Were there any challenges?
The organization did not have an organizational strategy in place and the founder Vaishali was needed for everything – this was making it difficult for the organization to scale up. So with the help of other volunteers, we are putting together an organizational structure with roles and responsibilities of existing staff and a 3 year plan to scale up.
What has been the output?
I have come up with a fundraising plan and we are working towards an event in April 2015. This apart Vaishali and myself have created a fundraising calendar for the year.
I am coordinating with volunteers/designers to revamping the website and are updating events on a regular basis. I have designed a volunteer management plan including an orientation presentation, induction of volunteers, defining roles for volunteers, maintaining a volunteer database and tracking volunteer hours. At present I am training a staff member through this process.
I am working on an organization plan for 3 years and internally, we are identifying a suitable staff to handle social media.
What did you enjoy the most?
Everything! The people, the positive attitude they carry towards work and the holistic approach while working with a child with brain damage.
Time does fly when you enjoy what you do!
Like every individual who intends to volunteer, I had some inhibitions too when I agreed to volunteer for GYAN on ‘Volunteer Management’. Having served at various roles for 8.5 years and a background of volunteer management didn’t add to letting off my fear and nervousness. The ‘yes’to taking the workshop was soon followed by constant push from the facilitators on:
- Do you have a form to capture participants’ expectations?
- What do you intend to leave participants with?
- What will be the essence of the 5 hrs session?
I regretted saying ‘Yes’ and went on to creating different documents which will help me understand their existing practices and some which will help them manage their volunteers better.
To my surprise I started liking what I was doing; I was really a consultant to all these big ‘Volunteer driven’ organisation helping them design better strategy. This role was explored by me in the past but this time it was different. It gave me satisfaction and it didn’t bore me. It added value to my experience, streaks of working with different causes, different needs, limited resources and different professionals. Professionals who came with vast experience of volunteer management and from different background- all working towards one common goal of creating difference in the Society through volunteers. The thought was enough to give me Goosebumps!!
The expectations from these participants put me to next set of objective- the objective of creating content to suit everyone’s expectations which were more or less similar- Volunteer recruitment, Volunteer Retention and Volunteer recognition. I carefully designed documents which will help participants select committed volunteers, define their roles suitably and mark their deliverables well, appraise them, promote them and eventually help them stay around for long.

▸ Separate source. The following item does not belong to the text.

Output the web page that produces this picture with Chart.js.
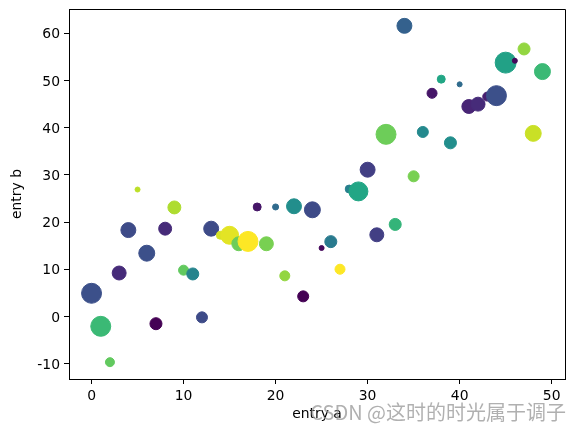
<!DOCTYPE html>
<html>
<head>
<meta charset="utf-8">
<script src="https://cdn.jsdelivr.net/npm/chart.js@4.4.0/dist/chart.umd.min.js"></script>
<style>
html, body { margin: 0; padding: 0; background: #fff; }
#wrap { width: 574px; height: 432px; }
</style>
</head>
<body>
<div id="wrap"><canvas id="chart" width="574" height="432"></canvas></div>
<script>
// Data
const entryA = [0, 1, 2, 3, 4, 5, 6, 7, 8, 9, 10, 11, 12, 13, 14, 15, 16, 17, 18, 19,
    20, 21, 22, 23, 24, 25, 26, 27, 28, 29, 30, 31, 32, 33, 34, 35, 36, 37, 38, 39,
    40, 41, 42, 43, 44, 45, 46, 47, 48, 49];
const entryB = [4.9, -2.1, -9.7, 9.2, 18.3, 26.9, 13.4, -1.55, 18.6, 23.1,
    9.8, 9.0, -0.2, 18.6, 17.2, 17.2, 15.4, 15.9, 23.2, 15.4,
    23.2, 8.6, 23.35, 4.25, 22.6, 14.5, 15.85, 10.0, 27.0, 26.5,
    31.1, 17.3, 38.6, 19.5, 61.6, 29.7, 39.1, 47.3, 50.3, 36.8,
    49.2, 44.5, 45.0, 46.6, 46.8, 53.8, 54.2, 56.7, 38.8, 51.9];
// colour value (c) for each point
const entryC = [12, 33, 37, 6, 11, 44, 12, 0, 6, 43,
    37, 22, 11, 11, 46, 47, 38, 49, 3, 39,
    17, 41, 24, 0, 11, 1, 20, 49, 21, 29,
    9, 9, 38, 32, 15, 39, 23, 3, 29, 24,
    17, 5, 6, 4, 12, 28, 1, 41, 45, 33];
// marker area (d, in pt^2)
const entryD = [207, 207, 42, 101, 116, 13, 132, 75, 87, 87,
    52, 75, 63, 116, 33, 168, 101, 207, 33, 101,
    19, 52, 116, 63, 132, 13, 75, 52, 33, 187,
    116, 101, 207, 75, 116, 63, 63, 52, 33, 75,
    13, 101, 101, 42, 207, 228, 13, 75, 132, 132];

const xTicks = [0, 10, 20, 30, 40, 50];
const yTicks = [-10, 0, 10, 20, 30, 40, 50, 60];

// viridis stops
const viridis = ['#440154', '#482475', '#414487', '#355f8d', '#2a788e', '#21918c',
    '#22a884', '#44bf70', '#7ad151', '#bddf26', '#fde725'];

function hexToRgb(h) {
    return [parseInt(h.slice(1, 3), 16), parseInt(h.slice(3, 5), 16), parseInt(h.slice(5, 7), 16)];
}

function viridisColor(t) {
    t = Math.max(0, Math.min(1, t));
    const pos = t * (viridis.length - 1);
    const i = Math.min(Math.floor(pos), viridis.length - 2);
    const f = pos - i;
    const a = hexToRgb(viridis[i]);
    const b = hexToRgb(viridis[i + 1]);
    const c = a.map((v, k) => Math.round(v + (b[k] - v) * f));
    return `rgb(${c[0]}, ${c[1]}, ${c[2]})`;
}

const cMin = Math.min(...entryC);
const cMax = Math.max(...entryC);
const pointColors = entryC.map(c => viridisColor((c - cMin) / (cMax - cMin)));
// matplotlib size is area in pt^2, dpi 100
const pointRadii = entryD.map(d => Math.sqrt(d) / 2 * 100 / 72);

const points = entryA.map((a, i) => ({ x: a, y: entryB[i] }));

// axes frame, titles and watermark
const framePlugin = {
    id: 'frame',
    afterDraw(chart) {
        const { ctx, chartArea } = chart;
        ctx.save();
        ctx.strokeStyle = '#000';
        ctx.lineWidth = 1;
        ctx.beginPath();
        ctx.moveTo(chartArea.left, chartArea.top + 0.5);
        ctx.lineTo(chartArea.right + 0.5, chartArea.top + 0.5);
        ctx.lineTo(chartArea.right + 0.5, chartArea.bottom);
        ctx.stroke();

        ctx.fillStyle = '#000';
        ctx.font = '13.9px "DejaVu Sans"';
        ctx.textAlign = 'center';
        ctx.textBaseline = 'middle';
        ctx.fillText('entry a', (chartArea.left + chartArea.right) / 2, 414);
        ctx.translate(17, (chartArea.top + chartArea.bottom) / 2);
        ctx.rotate(-Math.PI / 2);
        ctx.fillText('entry b', 0, 0);
        ctx.restore();

        ctx.save();
        ctx.fillStyle = 'rgba(150, 150, 150, 0.75)';
        ctx.font = '20px "Noto Sans CJK SC"';
        ctx.textAlign = 'right';
        ctx.textBaseline = 'middle';
        ctx.fillText('CSDN @这时的时光属于调子', 566, 412);
        ctx.restore();
    }
};

Chart.defaults.color = '#000';
Chart.defaults.font.family = '"DejaVu Sans"';
Chart.defaults.font.size = 13.9;

new Chart(document.getElementById('chart'), {
    type: 'scatter',
    data: {
        datasets: [{
            data: points,
            backgroundColor: pointColors,
            borderColor: pointColors,
            borderWidth: 1,
            pointRadius: pointRadii,
            pointHoverRadius: pointRadii
        }]
    },
    options: {
        responsive: false,
        animation: false,
        devicePixelRatio: 1,
        layout: { autoPadding: false, padding: { left: 0, right: 9, top: 9, bottom: 0 } },
        plugins: { legend: { display: false }, tooltip: { enabled: false } },
        scales: {
            x: {
                type: 'linear',
                min: -2.45,
                max: 51.45,
                afterBuildTicks: axis => { axis.ticks = xTicks.map(v => ({ value: v })); },
                afterFit: scale => {
                    scale.height = 53;
                    scale.paddingLeft = 0;
                    scale.paddingRight = 0;
                },
                ticks: { padding: 4, maxRotation: 0 },
                grid: { drawOnChartArea: false, drawTicks: true, tickLength: 5, color: '#000', lineWidth: 1 },
                border: { display: true, color: '#000', width: 1 }
            },
            y: {
                type: 'linear',
                min: -13.27,
                max: 65.17,
                afterBuildTicks: axis => { axis.ticks = yTicks.map(v => ({ value: v })); },
                afterFit: scale => {
                    scale.width = 69;
                    scale.paddingTop = 0;
                    scale.paddingBottom = 0;
                },
                ticks: { padding: 4, labelOffset: 1.5 },
                grid: { drawOnChartArea: false, drawTicks: true, tickLength: 5, color: '#000', lineWidth: 1 },
                border: { display: true, color: '#000', width: 1 }
            }
        }
    },
    plugins: [framePlugin]
});
</script>
</body>
</html>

I also tried incorporating different activities in the workshop which will facilitate peer-learning and maximise the impact of the training. The day of training was smooth and the flow was well received by the audience. They were participative, enthusiastic and eager to grasp as much as I was eager to give away. Once the training was complete, feedback towards the content, delivery and training material rewarded me enough to volunteer to take on more such projects.